● EXERCISE OBJECTIVE: Everything from the first line down to the line containing "import plotly.graph_objects as go" is to be retyped exactly, both ends included, with pictures left out.

● RECORDED DATA:

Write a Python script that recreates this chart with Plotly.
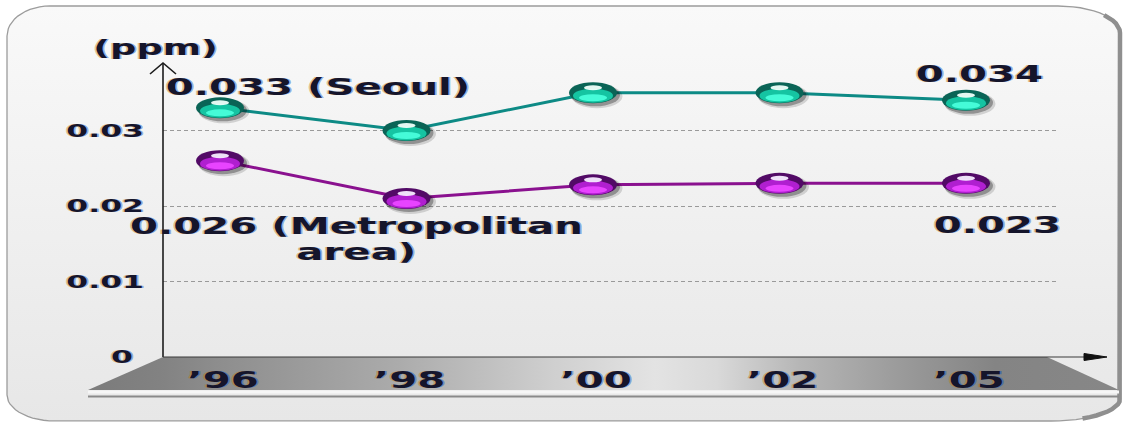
import numpy as np
import plotly.graph_objects as go

# ---- data ----
years = ["’96", "’98", "’00", "’02", "’05"]
seoul = [0.033, 0.030, 0.035, 0.035, 0.034]
metro = [0.026, 0.021, 0.0228, 0.023, 0.023]
y_ticks = [0, 0.01, 0.02, 0.03]
y_tick_text = ["0\u00a0", "0.01", "0.02", "0.03"]
unit_label = "(ppm)"
seoul_name = "Seoul"
metro_name = ["Metropolitan", "area"]

# ---- page geometry (pixels) ----
W, H = 1129, 423
PL, PR, PT, PB = 163, 1057, 60, 357          # data plot box
PX_PER_UNIT_Y = 7550.0
PX_PER_CAT = 186.5
FIRST_CAT_PX = 220

idx = list(range(len(years)))
x_lo = -(FIRST_CAT_PX - PL) / PX_PER_CAT
x_hi = x_lo + (PR - PL) / PX_PER_CAT
y_hi = (PB - PT) / PX_PER_UNIT_Y

FONT = "DejaVu Sans"
INK = "#15152b"
FRINGE = "-1px 0px 0px rgba(205,130,20,0.45), 1px 0px 0px rgba(20,90,210,0.45)"


def rounded_outline(x0, y0, x1, y1, tl, tr, br, bl, n=14):
    """Closed outline of a rectangle with elliptical corners (page pixels, y down)."""
    xs, ys = [], []
    corners = [
        ((x0 + tl[0], y0 + tl[1]), tl, np.pi, 1.5 * np.pi),
        ((x1 - tr[0], y0 + tr[1]), tr, 1.5 * np.pi, 2 * np.pi),
        ((x1 - br[0], y1 - br[1]), br, 0, 0.5 * np.pi),
        ((x0 + bl[0], y1 - bl[1]), bl, 0.5 * np.pi, np.pi),
    ]
    for (cx, cy), (rx, ry), a0, a1 in corners:
        t = np.linspace(a0, a1, n)
        xs += list(cx + rx * np.cos(t))
        ys += list(cy + ry * np.sin(t))
    xs.append(xs[0])
    ys.append(ys[0])
    return xs, ys


fig = go.Figure()

# ---- panel background (page-pixel axes) ----
N_ARC = 14
px_, py_ = rounded_outline(7, 6, 1121, 421, (43, 30), (63, 27), (70, 22), (48, 26), n=N_ARC)
fig.add_trace(go.Scatter(
    x=px_, y=py_, mode="lines", fill="toself",
    line=dict(color="#9c9c9c", width=1.3),
    fillgradient=dict(type="vertical", start=6, stop=421,
                      colorscale=[[0, "#f9f9f9"], [1, "#e7e7e7"]]),
    hoverinfo="skip", showlegend=False, xaxis="x", yaxis="y"))

# darker bevel on the right-hand edge
seg = slice(N_ARC + N_ARC // 2, 3 * N_ARC - N_ARC // 3)
fig.add_trace(go.Scatter(
    x=[v - 1 for v in px_[seg]], y=py_[seg], mode="lines",
    line=dict(color="#8f8f8f", width=4.5),
    hoverinfo="skip", showlegend=False, xaxis="x", yaxis="y"))

# grey category band under the x axis
fig.add_trace(go.Scatter(
    x=[88, PL, 1047, 1119, 88], y=[390, PB, PB, 390, 390],
    mode="lines", fill="toself", line=dict(width=0),
    fillgradient=dict(type="horizontal", start=88, stop=1119, colorscale=[
        [0.00, "#7b7b7b"], [0.07, "#828282"], [0.13, "#8e8e8e"],
        [0.30, "#ababab"], [0.45, "#cfcfcf"], [0.55, "#e3e3e3"],
        [0.61, "#d9d9d9"], [0.69, "#b6b6b6"], [0.79, "#9a9a9a"],
        [0.88, "#848484"], [1.00, "#878787"]]),
    hoverinfo="skip", showlegend=False, xaxis="x", yaxis="y"))

# ---- data lines ----
fig.add_trace(go.Scatter(
    x=idx, y=seoul, mode="lines", line=dict(color="#0d8a85", width=3),
    name=seoul_name, showlegend=False, xaxis="x2", yaxis="y2"))
fig.add_trace(go.Scatter(
    x=idx, y=metro, mode="lines", line=dict(color="#8a118f", width=3),
    name=" ".join(metro_name), showlegend=False, xaxis="x2", yaxis="y2"))

shapes = []

# base strip under the band
shapes.append(dict(type="line", xref="x", yref="y", x0=88, x1=1119, y0=392, y1=392,
                   line=dict(color="#f6f6f6", width=3), layer="above"))
shapes.append(dict(type="line", xref="x", yref="y", x0=88, x1=1119, y0=396.5, y1=396.5,
                   line=dict(color="#8a8a8a", width=2), layer="above"))

# axes with arrowheads
shapes.append(dict(type="line", xref="x", yref="y", x0=PL, x1=PL, y0=PB, y1=63,
                   line=dict(color="#1c1c1c", width=1.6), layer="above"))
shapes.append(dict(type="path", xref="x", yref="y", path="M150,74 L163,63 L176,74",
                   line=dict(color="#1c1c1c", width=1.6), layer="above"))
shapes.append(dict(type="line", xref="x", yref="y", x0=PL, x1=1090, y0=PB, y1=PB,
                   line=dict(color="#3a3a3a", width=1.2), layer="above"))
shapes.append(dict(type="path", xref="x", yref="y", path="M1084,353.5 L1107,357 L1084,360.5 Z",
                   fillcolor="#111111", line=dict(color="#111111", width=1), layer="above"))


def ellipse(xa, ya, cx, cy, w, h, color, opacity=1.0):
    return dict(type="circle", xref="x2", yref="y2", xsizemode="pixel", ysizemode="pixel",
                xanchor=xa, yanchor=ya, x0=cx - w / 2, x1=cx + w / 2,
                y0=cy - h / 2, y1=cy + h / 2, fillcolor=color, opacity=opacity,
                line=dict(width=0), layer="above")


def glossy_marker(xa, ya, base, body, bright, shine):
    return [
        ellipse(xa, ya, 4, -3.5, 51, 24, "#000000", 0.14),
        ellipse(xa, ya, 2.5, -2.5, 49, 22, "#000000", 0.30),
        ellipse(xa, ya, 0, 0, 48, 21, base),
        ellipse(xa, ya, 0, -3, 40, 14, body),
        ellipse(xa, ya, 0, -5, 28, 7, bright),
        ellipse(xa, ya, 0, 5, 18, 5, shine, 0.95),
    ]


for i, v in zip(idx, seoul):
    shapes += glossy_marker(i, v, "#0a6456", "#15c4a2", "#45fbd8", "#effffa")
for i, v in zip(idx, metro):
    shapes += glossy_marker(i, v, "#520a66", "#b01fd0", "#e844ff", "#f6ecff")

label_font = dict(family=FONT, size=23, color=INK, weight="bold", shadow=FRINGE)

annotations = [
    dict(text=unit_label, xref="x", yref="y", x=155, y=48, showarrow=False,
         font=dict(family=FONT, size=21, color=INK, weight="bold", shadow=FRINGE)),
    dict(text=f"{seoul[0]:.3f} ({seoul_name})", xref="x2", yref="y2", x=idx[0], y=seoul[0],
         xshift=98, yshift=21, showarrow=False, font=label_font),
    dict(text=f"{seoul[-1]:.3f}", xref="x2", yref="y2", x=idx[-1], y=seoul[-1],
         xshift=13, yshift=26, showarrow=False, font=label_font),
    dict(text=f"{metro[0]:.3f} ({metro_name[0]}", xref="x2", yref="y2", x=idx[0], y=metro[0],
         xshift=136, yshift=-65, showarrow=False, font=label_font),
    dict(text=f"{metro_name[1]})", xref="x2", yref="y2", x=idx[0], y=metro[0],
         xshift=136, yshift=-91, showarrow=False, font=label_font),
    dict(text=f"{metro[-1]:.3f}", xref="x2", yref="y2", x=idx[-1], y=metro[-1],
         xshift=31, yshift=-42, showarrow=False, font=label_font),
]

fig.update_layout(
    template="none",
    width=W, height=H,
    margin=dict(l=0, r=0, t=0, b=0, pad=0),
    paper_bgcolor="#ffffff", plot_bgcolor="rgba(0,0,0,0)",
    showlegend=False,
    font=dict(family=FONT, color=INK),
    xaxis=dict(domain=[0, 1], range=[0, W], visible=False, fixedrange=True, automargin=False),
    yaxis=dict(domain=[0, 1], range=[H, 0], visible=False, fixedrange=True, automargin=False),
    xaxis2=dict(domain=[PL / W, PR / W], anchor="y2", range=[x_lo, x_hi],
                tickvals=idx, ticktext=years, showgrid=False, zeroline=False,
                showline=False, ticks="", ticklabelstandoff=7, ticklabelshift=3,
                automargin=False, fixedrange=True,
                tickfont=dict(family=FONT, size=23, color=INK, weight="bold", shadow=FRINGE)),
    yaxis2=dict(domain=[1 - PB / H, 1 - PT / H], anchor="x2", range=[0, y_hi],
                tickvals=y_ticks, ticktext=y_tick_text, showgrid=True,
                gridcolor="#9a9a9a", gridwidth=1, griddash="4px,3px",
                zeroline=False, showline=False, ticks="", ticklabelstandoff=18,
                automargin=False, fixedrange=True,
                tickfont=dict(family=FONT, size=18, color=INK, weight="bold", shadow=FRINGE)),
    shapes=shapes,
    annotations=annotations,
)

# page without body margin; bold lettering widened horizontally
page_js = """
(function(){
  document.documentElement.style.margin = '0';
  document.body.style.margin = '0';
  document.documentElement.style.overflow = 'hidden';
  var gd = document.getElementById('{plot_id}');
  var K = 1.75;
  function stretch(){
    var sel = '.annotation-text, .xtick text, .ytick text, .x2tick text, .y2tick text';
    gd.querySelectorAll(sel).forEach(function(t){
      if (t.getAttribute('data-wide')) return;
      var w = t.getComputedTextLength();
      if (w > 0) {
        t.setAttribute('textLength', (w * K).toFixed(1));
        t.setAttribute('lengthAdjust', 'spacingAndGlyphs');
        t.setAttribute('data-wide', '1');
      }
    });
  }
  stretch();
  if (gd.on) gd.on('plotly_afterplot', stretch);
})();
"""

fig.write_html("out.html", config={"displayModeBar": False}, post_script=page_js)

● SOLVED PROBLEM:
Write a Python script that recreates this chart with Plotly.
import numpy as np
import plotly.graph_objects as go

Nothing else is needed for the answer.